The Direct Tax Code (or DTC) has recently been proposed by the Government of India, to bring about a change in the whole taxation system of the country. The new tax code aims to make the system more efficient and easy for tax payers, with simplified rules and regulations. It is a step towards replacing the four decade old Income Tax Act of India.
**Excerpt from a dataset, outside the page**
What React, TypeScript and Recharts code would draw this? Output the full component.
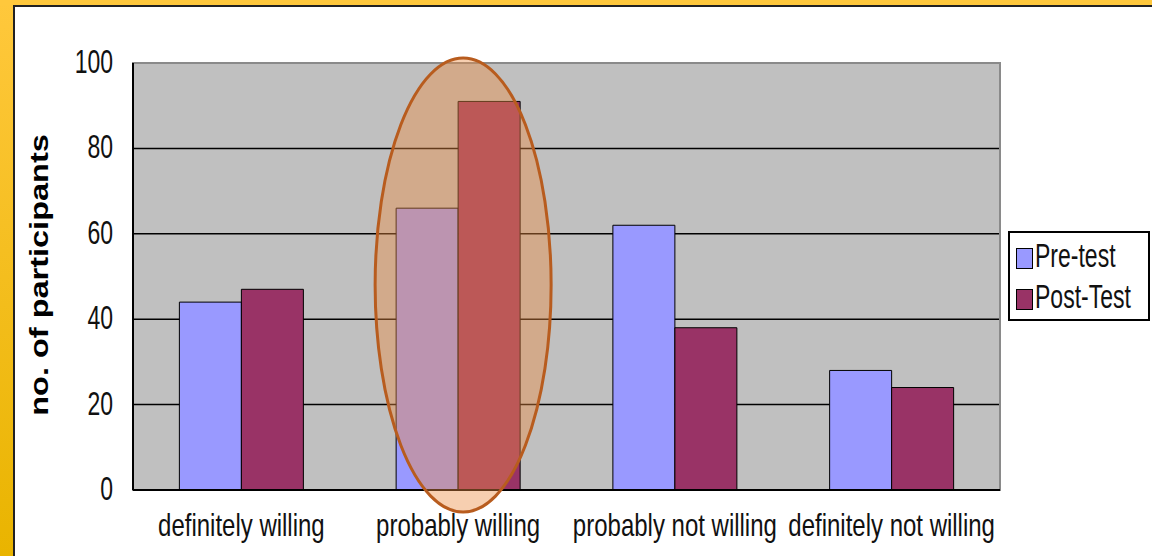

The new DTC would impact both individuals as well as corporate with changes in taxation slabs, Public Provident Funds, insurance policies, home loans, mutual funds and shares.
Drafts of the DTC
The first draft: The Finance Minister floated the first draft of the DTC in August 2009 and kept it open for public comments. Here is a peek on a few of the proposals made in the first draft:
- Proposal to exempt tax if income is Rs 1.6 lakhs in a year. The tax slabs further would be 10 per cent from Rs 1.6 lakhs to Rs 10 lakhs, 20 per cent between Rs 10 lakhs and Rs 25 lakhs, and 30 per cent above Rs 25 lakhs
- Deduction levels for savings raised to Rs 3,00,000
- Wealth tax to be levied on wealth over Rs 50 crore
- Proposal of a uniform corporate tax rate of 25 per cent
- Securities transaction tax abolished
The revised draft of the DTC
Further to the 1,600 comments received, the second draft of the DTC was floated recently. It brought certain changes in retirement schemes, home loans and capital gains, to name a few.
DTC revised draft: What it offers investors
The second draft of the DTC is much simpler and offers investors a whole deal of exemptions, unlike the first draft. The revised draft was aimed towards promoting long term savings.